Growing up, my brother and I took on very different roles in our family. While I just tried to keep my head down and not rock the boat, he was the rebel. His behavior was appalling to me at the time and there was a part of him that knew that—even though it was never directly verbalized. So he would come after me in an attempt to get a reaction, and I was determined not to give him one.
We’re best of friends now, and look back on all of that with the appropriate dose of humor. But my “never let them see you sweat” approach stuck with me and has been both a source of strength and a challenge, depending on the circumstances.
I have always cast that part of myself as nothing more than a coping mechanism I depended on as a child. Until recently, I never considered the gender issues that affected not only the role I assumed, but the one my brother chose as well. But all of that is why I was moved to tears when I read this in an excerpt from “What Happened.”
After I delivered my concession speech, I hugged as many people in the ballroom as possible—lots of old friends and devoted campaign staffers, many of their faces wet with tears. I was dry-eyed and felt calm and clear. My job was to smile, be strong for everyone, and show America that life went on and our republic would endure. A life spent in the public eye has given me lots of practice at that. I wear my composure like a suit of armor, for better or worse. In some ways, it felt like I had been training for this latest feat of self-control for decades.
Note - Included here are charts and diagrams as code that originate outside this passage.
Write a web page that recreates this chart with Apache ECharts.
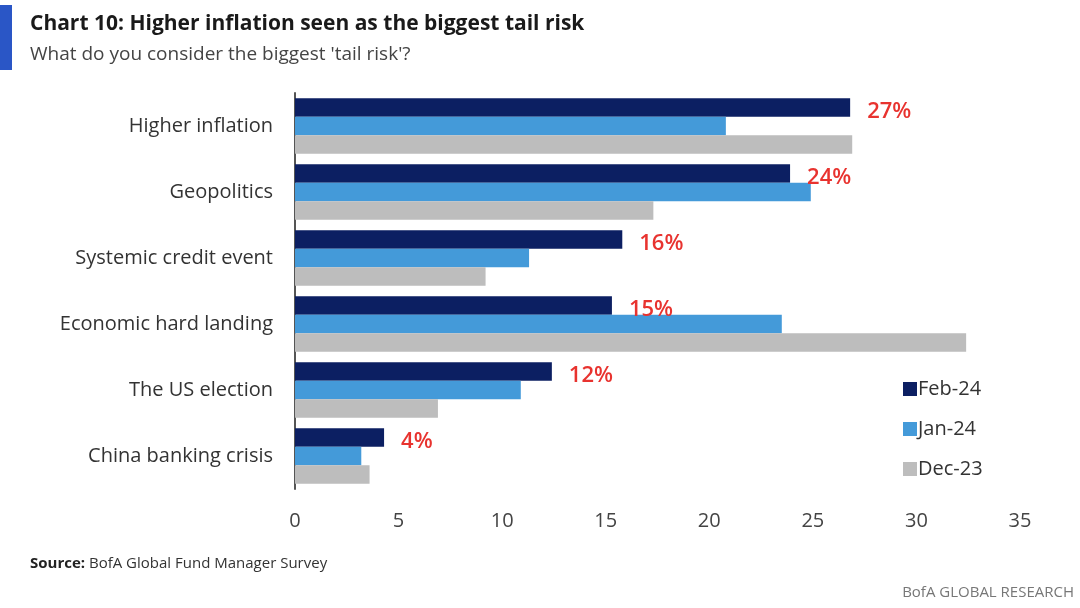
<!DOCTYPE html>
<html><head><meta charset="utf-8">
<script src="https://cdn.jsdelivr.net/npm/echarts@6/dist/echarts.min.js"></script>
<style>html,body{margin:0;padding:0;background:#fff}#c{width:1080px;height:608px}</style>
</head><body><div id="c"></div>
<script>
const categories = ['Higher inflation','Geopolitics','Systemic credit event','Economic hard landing','The US election','China banking crisis'];
const feb24 = [26.8, 23.9, 15.8, 15.3, 12.4, 4.3];
const jan24 = [20.8, 24.9, 11.3, 23.5, 10.9, 3.2];
const dec23 = [26.9, 17.3, 9.2, 32.4, 6.9, 3.6];
const xTicks = [0,5,10,15,20,25,30,35];

const FONT = '"Open Sans", "Noto Sans", sans-serif';
const chart = echarts.init(document.getElementById('c'));
chart.setOption({
  animation:false,
  textStyle:{fontFamily:FONT},
  title:[{
    text:'Chart 10: Higher inflation seen as the biggest tail risk',
    left:25, top:9,
    textStyle:{fontFamily:FONT,fontWeight:'bold',fontSize:21,color:'#1a1a1a'}
  },{
    text:"What do you consider the biggest 'tail risk'?",
    left:25, top:40,
    textStyle:{fontFamily:FONT,fontWeight:'normal',fontSize:19,color:'#444'}
  }],
  graphic:[
    {type:'rect',left:0,top:5,shape:{width:12,height:65},style:{fill:'#2a56c6'}},
    {type:'text',left:30,top:556,style:{text:'{b|Source:} BofA Global Fund Manager Survey',
      rich:{b:{fontWeight:'bold',fontSize:15,fill:'#222',fontFamily:FONT}},fontSize:15,fill:'#333',fontFamily:FONT}},
    {type:'text',right:6,top:585,style:{text:'BofA GLOBAL RESEARCH',fontSize:15,fill:'#777',fontFamily:FONT}}
  ],
  legend:{
    orient:'vertical', left:898, top:374, itemGap:20,
    itemWidth:14, itemHeight:14, icon:'rect',
    textStyle:{fontSize:20,color:'#333',fontFamily:FONT,padding:[0,0,0,-4]},
    data:['Feb-24','Jan-24','Dec-23']
  },
  grid:{left:295,right:60,top:93,bottom:119,containLabel:false},
  xAxis:{
    type:'value',min:0,max:35,interval:5,
    axisLine:{show:false},axisTick:{show:false},splitLine:{show:false},
    axisLabel:{fontSize:20,color:'#444',margin:22,fontFamily:FONT,
      formatter:v=>xTicks.includes(v)?String(v):''}
  },
  yAxis:{
    type:'category',data:categories,inverse:true,
    axisLine:{show:true,lineStyle:{color:'#555',width:2}},
    axisTick:{show:false},
    axisLabel:{fontSize:20,color:'#333',margin:22,fontFamily:FONT}
  },
  series:[
    {name:'Feb-24',type:'bar',data:feb24,barGap:'0%',barCategoryGap:'16%',
     itemStyle:{color:'#0c1f62'},
     label:{show:true,position:'right',distance:17,color:'#e8332f',fontSize:22,fontWeight:600,fontFamily:FONT,
       offset:[0,4],formatter:p=>Math.round(p.value)+'%'}},
    {name:'Jan-24',type:'bar',data:jan24,barGap:'0%',barCategoryGap:'16%',itemStyle:{color:'#449ad9'}},
    {name:'Dec-23',type:'bar',data:dec23,barGap:'0%',barCategoryGap:'16%',itemStyle:{color:'#bdbdbd'}}
  ]
});
</script></body></html>
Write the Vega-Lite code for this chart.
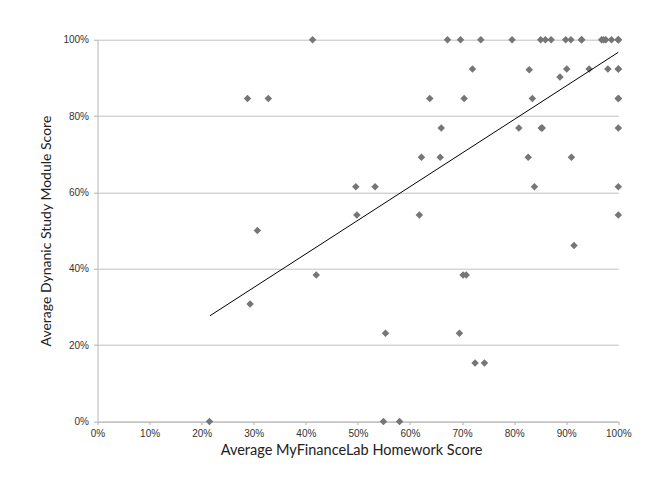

I was immediately reminded of something Rebecca Traister wrote during the early days of the Democratic primary. She was describing how, in our patriarchal culture, women find that they “must prove themselves extra-competent in order to be understood as basically competent — become the nose-to-the-grindstone wonks.” She goes on to write:
There’s been some talk about how a female candidate could never be as scruffy as Bernie Sanders, as uncombed and unkempt. A woman could never be as grumpy as Bernie, as left-leaning as Bernie, as uncooperative with party machinery as Bernie. And that stuff is true enough. But the bigger truth is that what Bernie does, to great acclaim, that Hillary Clinton could never do is make big promises of institutional overthrow, tug on our imaginative heartstrings by laying out a future that might not be grounded in reality, and urge a revolution.
Here is a truth about America: No one likes a woman who yells loudly about revolution.
In other words, no one likes a woman rebel. Of course, that doesn’t mean that there haven’t been a whole host of admirable woman rebels. But just as the the American public would have rejected an “angry black man” as a presidential candidate, they would have rejected a female rebel. Like many of us learned at a very young age, composure became a suit of armor for Hillary Clinton—for better or for worse.
Thomas Frank, with his singular focus on populism, obviously thinks it is all for the worse.
She seems to have been almost totally unprepared for the outburst of populist anger that characterized 2016, an outburst that came under half a dozen different guises: trade, outsourcing, immigration, opiates, deindustrialization, and the recent spectacle of Wall Street criminals getting bailed out. It wasn’t the issues that mattered so much as the outrage, and Donald Trump put himself in front of it. Clinton couldn’t.
My response would be that he doesn’t recognize that—especially when it comes to presidential politics—this is still a man’s world.